Transcribe every line exactly. Leave the pictures behind.

**GIVEN DATA:**
=======
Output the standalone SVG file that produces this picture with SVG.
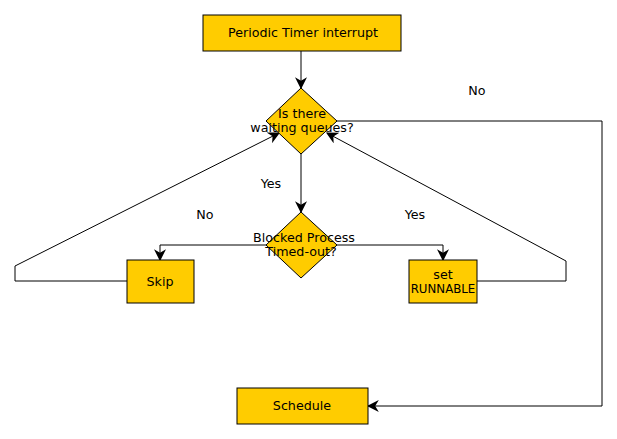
<svg xmlns="http://www.w3.org/2000/svg" width="617" height="439" viewBox="0 0 617 439">
<defs>
<style>
.n{fill:#FFCC00;stroke:#000;stroke-width:1}
.t{font-family:"DejaVu Sans",sans-serif;font-size:12.7px;fill:#000;text-anchor:middle}
.c{fill:none;stroke:#000;stroke-width:1}
</style>
<marker id="a" markerWidth="12" markerHeight="12" refX="9" refY="5" orient="auto" markerUnits="userSpaceOnUse" viewBox="0 0 10 10">
<path d="M0,0 L10,5 L0,10 L3,5 Z" fill="#000"/>
</marker>
</defs>
<rect width="617" height="439" fill="#fff"/>
<g id="connectors">
<line class="c" x1="301" y1="51" x2="301" y2="88" marker-end="url(#a)"/>
<polyline class="c" points="337,121 602,121 602,406 368,406" marker-end="url(#a)"/>
<line class="c" x1="301" y1="154" x2="301" y2="212" marker-end="url(#a)"/>
<polyline class="c" points="266,245 160,245 160,260" marker-end="url(#a)"/>
<polyline class="c" points="337,245 443,245 443,260" marker-end="url(#a)"/>
<polyline class="c" points="127,281 15,281 15,266 279,133" marker-end="url(#a)"/>
<polyline class="c" points="477,281 566,281 566,261 327,133" marker-end="url(#a)"/>
<text class="t" x="477" y="95">No</text>
<text class="t" x="271" y="188">Yes</text>
<text class="t" x="205" y="219">No</text>
<text class="t" x="415" y="219">Yes</text>
</g>
<g id="timer">
<rect class="n" x="203" y="15" width="198" height="36"/>
<text class="t" x="303" y="37">Periodic Timer interrupt</text>
</g>
<g id="waiting">
<polygon class="n" points="301,88 337,121 301,154 266,121"/>
<text class="t" x="302" y="118">Is there</text>
<text class="t" x="302" y="132">waiting queues?</text>
</g>
<g id="blocked">
<polygon class="n" points="301,212 337,245 301,278 266,245"/>
<text class="t" x="304" y="242">Blocked Process</text>
<text class="t" x="301" y="256">Timed-out?</text>
</g>
<g id="skip">
<rect class="n" x="127" y="260" width="67" height="43"/>
<text class="t" x="160" y="286">Skip</text>
</g>
<g id="runnable">
<rect class="n" x="409" y="260" width="68" height="43"/>
<text class="t" x="443" y="279">set</text>
<text class="t" x="443" y="293" style="font-size:11.8px">RUNNABLE</text>
</g>
<g id="schedule">
<rect class="n" x="237" y="388" width="131" height="36"/>
<text class="t" x="302" y="410">Schedule</text>
</g>
</svg>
=======
**EXERCISE RESPONSE:**
Output the standalone SVG file that produces this picture with SVG.
<svg xmlns="http://www.w3.org/2000/svg" width="617" height="439" viewBox="0 0 617 439">
<defs>
<style>
.n{fill:#FFCC00;stroke:#000;stroke-width:1}
.t{font-family:"DejaVu Sans",sans-serif;font-size:12.7px;fill:#000;text-anchor:middle}
.c{fill:none;stroke:#000;stroke-width:1}
</style>
<marker id="a" markerWidth="12" markerHeight="12" refX="9" refY="5" orient="auto" markerUnits="userSpaceOnUse" viewBox="0 0 10 10">
<path d="M0,0 L10,5 L0,10 L3,5 Z" fill="#000"/>
</marker>
</defs>
<rect width="617" height="439" fill="#fff"/>
<g id="connectors">
<line class="c" x1="301" y1="51" x2="301" y2="88" marker-end="url(#a)"/>
<polyline class="c" points="337,121 602,121 602,406 368,406" marker-end="url(#a)"/>
<line class="c" x1="301" y1="154" x2="301" y2="212" marker-end="url(#a)"/>
<polyline class="c" points="266,245 160,245 160,260" marker-end="url(#a)"/>
<polyline class="c" points="337,245 443,245 443,260" marker-end="url(#a)"/>
<polyline class="c" points="127,281 15,281 15,266 279,133" marker-end="url(#a)"/>
<polyline class="c" points="477,281 566,281 566,261 327,133" marker-end="url(#a)"/>
<text class="t" x="477" y="95">No</text>
<text class="t" x="271" y="188">Yes</text>
<text class="t" x="205" y="219">No</text>
<text class="t" x="415" y="219">Yes</text>
</g>
<g id="timer">
<rect class="n" x="203" y="15" width="198" height="36"/>
<text class="t" x="303" y="37">Periodic Timer interrupt</text>
</g>
<g id="waiting">
<polygon class="n" points="301,88 337,121 301,154 266,121"/>
<text class="t" x="302" y="118">Is there</text>
<text class="t" x="302" y="132">waiting queues?</text>
</g>
<g id="blocked">
<polygon class="n" points="301,212 337,245 301,278 266,245"/>
<text class="t" x="304" y="242">Blocked Process</text>
<text class="t" x="301" y="256">Timed-out?</text>
</g>
<g id="skip">
<rect class="n" x="127" y="260" width="67" height="43"/>
<text class="t" x="160" y="286">Skip</text>
</g>
<g id="runnable">
<rect class="n" x="409" y="260" width="68" height="43"/>
<text class="t" x="443" y="279">set</text>
<text class="t" x="443" y="293" style="font-size:11.8px">RUNNABLE</text>
</g>
<g id="schedule">
<rect class="n" x="237" y="388" width="131" height="36"/>
<text class="t" x="302" y="410">Schedule</text>
</g>
</svg>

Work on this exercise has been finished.